# [GOAL]
Set down, exactly as written, the lines from the top of the data to the line that holds "return [BASE +", and omit the pictures.

# [MATERIAL]
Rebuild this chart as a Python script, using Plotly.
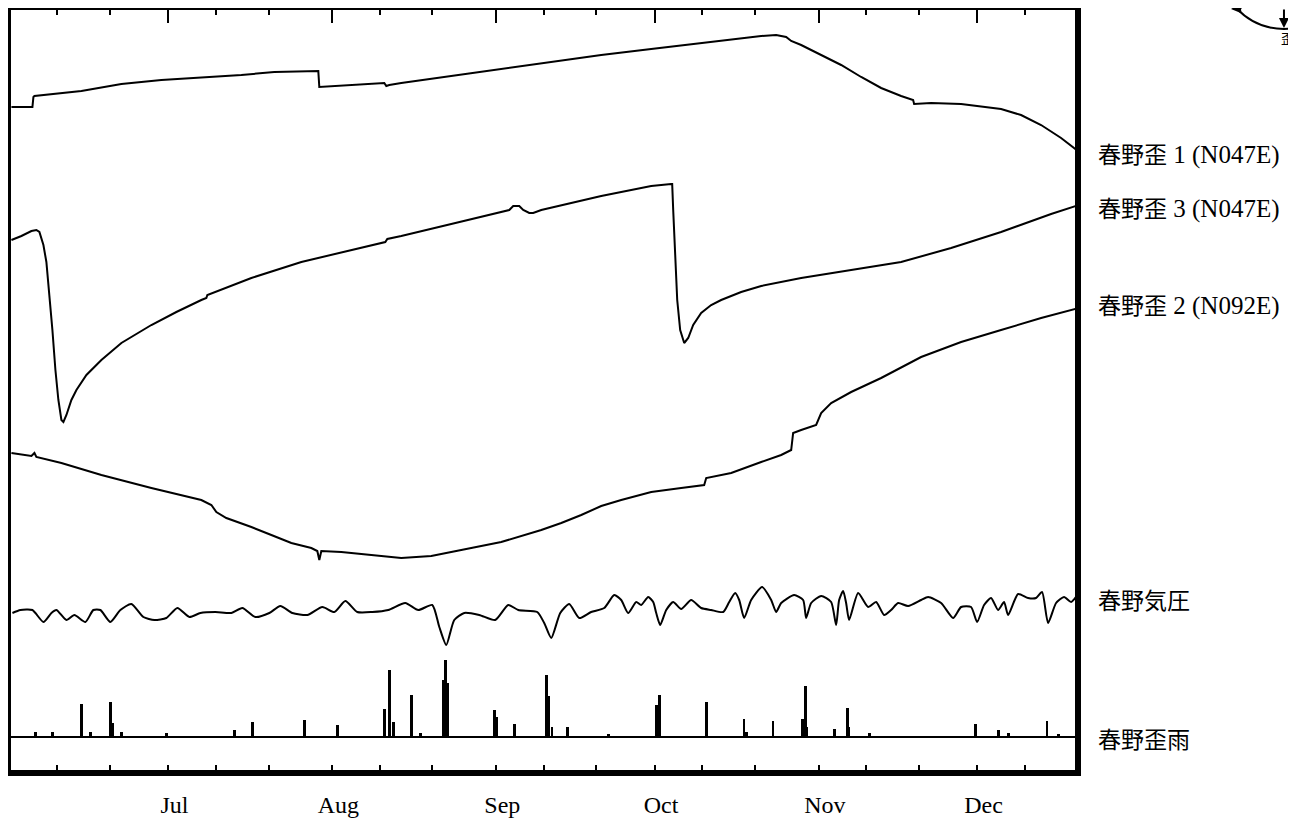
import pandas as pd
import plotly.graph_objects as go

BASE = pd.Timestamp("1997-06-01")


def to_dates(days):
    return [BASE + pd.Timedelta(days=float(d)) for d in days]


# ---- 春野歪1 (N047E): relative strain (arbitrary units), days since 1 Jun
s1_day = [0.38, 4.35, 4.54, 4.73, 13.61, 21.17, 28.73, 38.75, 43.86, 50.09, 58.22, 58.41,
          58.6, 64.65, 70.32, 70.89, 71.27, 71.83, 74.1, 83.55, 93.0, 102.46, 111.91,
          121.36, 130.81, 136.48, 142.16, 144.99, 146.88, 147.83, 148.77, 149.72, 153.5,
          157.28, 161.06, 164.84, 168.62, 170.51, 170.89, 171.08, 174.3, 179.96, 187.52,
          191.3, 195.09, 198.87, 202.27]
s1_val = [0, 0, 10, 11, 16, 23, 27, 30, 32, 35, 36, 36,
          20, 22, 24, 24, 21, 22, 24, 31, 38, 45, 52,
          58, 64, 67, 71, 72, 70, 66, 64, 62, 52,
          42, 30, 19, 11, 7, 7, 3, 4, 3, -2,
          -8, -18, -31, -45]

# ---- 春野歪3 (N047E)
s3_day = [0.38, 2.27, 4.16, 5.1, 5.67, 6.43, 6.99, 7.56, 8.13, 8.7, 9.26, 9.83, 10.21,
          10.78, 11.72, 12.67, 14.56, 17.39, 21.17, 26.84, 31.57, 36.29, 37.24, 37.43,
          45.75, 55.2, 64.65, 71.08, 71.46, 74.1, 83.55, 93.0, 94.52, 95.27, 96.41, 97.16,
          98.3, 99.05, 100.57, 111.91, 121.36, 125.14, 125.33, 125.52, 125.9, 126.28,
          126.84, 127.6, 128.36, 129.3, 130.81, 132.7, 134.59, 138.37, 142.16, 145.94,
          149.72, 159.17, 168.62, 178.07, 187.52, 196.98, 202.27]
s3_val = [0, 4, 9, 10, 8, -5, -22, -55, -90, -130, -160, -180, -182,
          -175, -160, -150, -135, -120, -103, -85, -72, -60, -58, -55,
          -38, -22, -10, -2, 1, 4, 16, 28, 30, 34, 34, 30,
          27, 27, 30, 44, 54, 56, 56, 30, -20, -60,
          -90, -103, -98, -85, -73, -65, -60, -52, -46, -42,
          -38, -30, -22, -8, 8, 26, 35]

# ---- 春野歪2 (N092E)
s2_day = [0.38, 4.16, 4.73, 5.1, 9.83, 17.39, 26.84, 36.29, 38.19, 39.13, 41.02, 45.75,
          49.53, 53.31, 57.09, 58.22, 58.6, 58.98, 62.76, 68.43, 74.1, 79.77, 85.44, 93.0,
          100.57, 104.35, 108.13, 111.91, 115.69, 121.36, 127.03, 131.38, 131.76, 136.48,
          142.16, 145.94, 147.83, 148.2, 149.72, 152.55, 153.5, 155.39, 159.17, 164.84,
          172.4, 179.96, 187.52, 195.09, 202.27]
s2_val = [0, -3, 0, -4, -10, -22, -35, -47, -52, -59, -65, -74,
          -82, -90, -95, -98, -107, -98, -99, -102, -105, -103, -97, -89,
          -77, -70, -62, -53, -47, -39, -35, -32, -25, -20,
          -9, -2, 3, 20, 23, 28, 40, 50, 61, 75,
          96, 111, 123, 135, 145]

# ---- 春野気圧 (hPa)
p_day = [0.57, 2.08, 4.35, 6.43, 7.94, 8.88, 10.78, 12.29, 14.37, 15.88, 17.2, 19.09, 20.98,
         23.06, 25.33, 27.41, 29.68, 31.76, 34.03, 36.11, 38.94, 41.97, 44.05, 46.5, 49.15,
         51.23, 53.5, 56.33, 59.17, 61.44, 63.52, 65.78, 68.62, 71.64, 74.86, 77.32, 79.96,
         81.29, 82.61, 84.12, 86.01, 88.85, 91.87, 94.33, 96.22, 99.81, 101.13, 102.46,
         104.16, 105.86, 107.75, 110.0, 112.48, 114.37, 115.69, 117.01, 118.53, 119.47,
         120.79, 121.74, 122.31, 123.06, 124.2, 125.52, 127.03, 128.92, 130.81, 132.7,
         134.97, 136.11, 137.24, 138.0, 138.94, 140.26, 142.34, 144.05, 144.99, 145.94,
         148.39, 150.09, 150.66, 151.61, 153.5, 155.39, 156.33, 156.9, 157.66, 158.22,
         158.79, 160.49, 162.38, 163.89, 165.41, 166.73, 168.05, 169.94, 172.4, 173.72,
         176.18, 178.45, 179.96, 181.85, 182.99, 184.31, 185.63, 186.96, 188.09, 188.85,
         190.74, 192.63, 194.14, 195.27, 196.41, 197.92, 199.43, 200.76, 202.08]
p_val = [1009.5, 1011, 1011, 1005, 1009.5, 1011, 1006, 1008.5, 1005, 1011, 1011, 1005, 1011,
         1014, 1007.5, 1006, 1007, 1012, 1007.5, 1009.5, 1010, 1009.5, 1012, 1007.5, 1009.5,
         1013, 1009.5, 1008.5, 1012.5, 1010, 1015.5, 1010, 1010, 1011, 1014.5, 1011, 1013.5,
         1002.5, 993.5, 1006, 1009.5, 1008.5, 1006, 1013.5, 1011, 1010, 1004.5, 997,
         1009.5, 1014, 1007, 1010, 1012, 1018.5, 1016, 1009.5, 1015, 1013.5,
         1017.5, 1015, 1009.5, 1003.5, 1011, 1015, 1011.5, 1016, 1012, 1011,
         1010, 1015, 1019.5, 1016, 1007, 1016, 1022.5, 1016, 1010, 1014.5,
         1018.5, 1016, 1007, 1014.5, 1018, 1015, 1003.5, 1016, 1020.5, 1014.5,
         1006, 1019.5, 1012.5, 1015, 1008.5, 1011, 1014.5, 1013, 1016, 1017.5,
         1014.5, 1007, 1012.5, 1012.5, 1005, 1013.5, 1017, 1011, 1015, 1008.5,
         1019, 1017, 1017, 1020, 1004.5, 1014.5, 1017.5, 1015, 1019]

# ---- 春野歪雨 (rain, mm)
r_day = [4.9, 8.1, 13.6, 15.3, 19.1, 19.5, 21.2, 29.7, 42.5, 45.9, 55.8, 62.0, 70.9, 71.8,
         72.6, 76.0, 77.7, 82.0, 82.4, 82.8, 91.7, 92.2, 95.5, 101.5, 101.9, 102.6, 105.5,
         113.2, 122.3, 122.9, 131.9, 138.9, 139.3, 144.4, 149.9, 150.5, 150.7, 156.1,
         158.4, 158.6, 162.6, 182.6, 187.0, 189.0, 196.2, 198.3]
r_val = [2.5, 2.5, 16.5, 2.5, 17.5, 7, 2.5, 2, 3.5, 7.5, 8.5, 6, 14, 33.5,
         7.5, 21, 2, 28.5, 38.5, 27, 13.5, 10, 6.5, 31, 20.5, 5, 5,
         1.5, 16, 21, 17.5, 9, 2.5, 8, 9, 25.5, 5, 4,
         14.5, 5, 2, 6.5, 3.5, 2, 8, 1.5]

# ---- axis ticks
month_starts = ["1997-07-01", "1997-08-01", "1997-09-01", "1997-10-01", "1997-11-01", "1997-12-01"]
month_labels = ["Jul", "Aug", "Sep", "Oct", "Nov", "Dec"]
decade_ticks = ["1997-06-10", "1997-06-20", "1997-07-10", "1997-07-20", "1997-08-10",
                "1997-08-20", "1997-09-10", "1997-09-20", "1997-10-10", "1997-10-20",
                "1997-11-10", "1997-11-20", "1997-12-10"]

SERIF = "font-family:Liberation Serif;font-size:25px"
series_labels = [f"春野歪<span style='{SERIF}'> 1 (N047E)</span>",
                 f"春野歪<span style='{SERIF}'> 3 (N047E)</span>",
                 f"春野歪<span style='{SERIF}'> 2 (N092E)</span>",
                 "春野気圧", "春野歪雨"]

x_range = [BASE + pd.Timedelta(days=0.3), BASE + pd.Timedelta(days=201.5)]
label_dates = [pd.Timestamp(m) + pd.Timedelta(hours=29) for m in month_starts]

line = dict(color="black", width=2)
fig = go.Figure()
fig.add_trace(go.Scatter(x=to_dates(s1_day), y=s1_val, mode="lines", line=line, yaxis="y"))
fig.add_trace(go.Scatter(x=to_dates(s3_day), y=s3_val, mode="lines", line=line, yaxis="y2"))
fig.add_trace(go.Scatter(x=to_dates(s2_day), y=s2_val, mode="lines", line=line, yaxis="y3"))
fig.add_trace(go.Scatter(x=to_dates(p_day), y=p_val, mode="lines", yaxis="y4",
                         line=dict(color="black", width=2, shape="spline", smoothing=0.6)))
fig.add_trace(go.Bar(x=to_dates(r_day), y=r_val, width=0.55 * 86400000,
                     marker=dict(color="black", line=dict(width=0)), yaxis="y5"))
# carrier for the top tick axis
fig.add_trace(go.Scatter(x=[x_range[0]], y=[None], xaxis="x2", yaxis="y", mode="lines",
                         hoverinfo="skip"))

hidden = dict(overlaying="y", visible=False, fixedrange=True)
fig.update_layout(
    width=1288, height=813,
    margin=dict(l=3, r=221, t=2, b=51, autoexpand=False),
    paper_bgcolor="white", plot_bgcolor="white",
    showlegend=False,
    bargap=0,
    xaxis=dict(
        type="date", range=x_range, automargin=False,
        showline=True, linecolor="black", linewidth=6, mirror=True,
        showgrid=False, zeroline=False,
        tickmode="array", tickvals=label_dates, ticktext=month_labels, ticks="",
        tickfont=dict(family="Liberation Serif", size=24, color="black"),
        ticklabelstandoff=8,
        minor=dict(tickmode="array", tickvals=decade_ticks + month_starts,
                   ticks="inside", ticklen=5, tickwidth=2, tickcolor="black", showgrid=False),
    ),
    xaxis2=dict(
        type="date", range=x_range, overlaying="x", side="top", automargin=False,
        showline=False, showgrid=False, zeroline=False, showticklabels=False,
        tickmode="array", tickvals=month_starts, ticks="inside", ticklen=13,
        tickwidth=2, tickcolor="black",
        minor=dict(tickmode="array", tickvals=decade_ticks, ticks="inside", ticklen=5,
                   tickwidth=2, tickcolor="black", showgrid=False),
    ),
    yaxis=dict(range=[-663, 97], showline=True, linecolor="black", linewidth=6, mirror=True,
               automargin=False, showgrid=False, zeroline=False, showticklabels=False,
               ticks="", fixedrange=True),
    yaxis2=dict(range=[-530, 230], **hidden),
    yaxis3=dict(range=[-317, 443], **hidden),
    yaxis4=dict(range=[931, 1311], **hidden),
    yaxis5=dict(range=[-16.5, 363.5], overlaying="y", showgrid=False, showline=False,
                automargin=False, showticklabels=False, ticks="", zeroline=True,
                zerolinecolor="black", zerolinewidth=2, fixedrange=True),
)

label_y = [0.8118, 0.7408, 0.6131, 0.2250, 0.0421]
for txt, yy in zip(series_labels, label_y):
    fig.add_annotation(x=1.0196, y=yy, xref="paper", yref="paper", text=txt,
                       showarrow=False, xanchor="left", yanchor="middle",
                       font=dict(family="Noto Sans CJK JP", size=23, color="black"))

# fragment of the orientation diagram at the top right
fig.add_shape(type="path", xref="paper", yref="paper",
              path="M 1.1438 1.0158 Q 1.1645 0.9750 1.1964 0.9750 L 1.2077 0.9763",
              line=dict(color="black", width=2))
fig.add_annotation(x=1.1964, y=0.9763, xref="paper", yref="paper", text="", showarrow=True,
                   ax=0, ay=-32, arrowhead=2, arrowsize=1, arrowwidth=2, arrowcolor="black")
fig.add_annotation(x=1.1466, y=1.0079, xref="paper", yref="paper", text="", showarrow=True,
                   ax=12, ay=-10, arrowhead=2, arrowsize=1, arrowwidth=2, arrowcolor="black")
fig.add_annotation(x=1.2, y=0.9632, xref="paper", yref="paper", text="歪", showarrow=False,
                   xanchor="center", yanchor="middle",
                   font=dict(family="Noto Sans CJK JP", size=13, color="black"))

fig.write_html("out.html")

# [WORKED SOLUTION]
Rebuild this chart as a Python script, using Plotly.
import pandas as pd
import plotly.graph_objects as go

BASE = pd.Timestamp("1997-06-01")


def to_dates(days):
    return [BASE + pd.Timedelta(days=float(d)) for d in days]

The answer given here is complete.